The state government will incur an additional expenditure of ₹13,000 crore for the pension fund. Additionally, it will have to contribute about ₹11,000 crore every year as its annual contribution, which would increase further based on basic pay each year.
As per the announcement made by Chief Minister M K Stalin, under the new scheme the employees would get an assured pension equal to 50% of their last drawn basic pay.
Under the new scheme, employees will have to contribute 10 per cent of their basic pay, while the entire additional fund requirement for providing the assured pension would be borne by the state government.
For those receiving a 50 per cent assured pension, the Dearness allowance (DA) would be hiked twice a year, on par with the DA hikes provided to the government employees.
In case of death of the pensioner, 60 per cent of the pension that was being provided will be paid as family pension to the nominee.

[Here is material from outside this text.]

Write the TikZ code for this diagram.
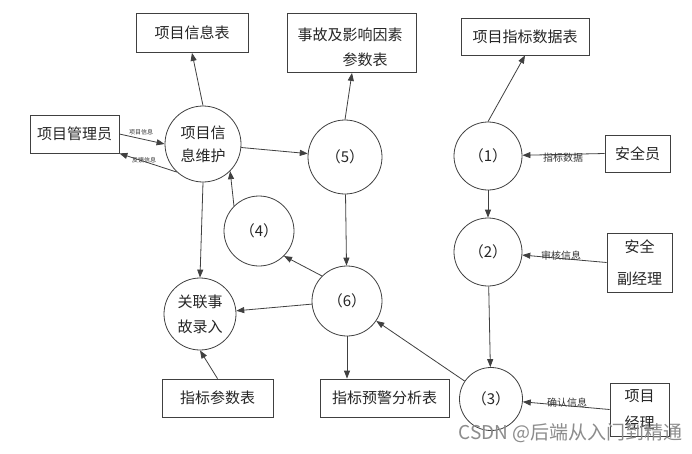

At the time of retirement of the government employees or in the event of death during service, they will be provided with a gratuity not exceeding Rs 25 lakh as per tenure of their service.
Post implementation of the scheme, employees who retire without completing the qualifying service period required to receive pension will be provided with a minimum pension.
A special compassionate pension would be provided to employees who joined service under the Contributory Pension Scheme (CPS) and retired without receiving any pension during the interim period before the implementation of the TAPS.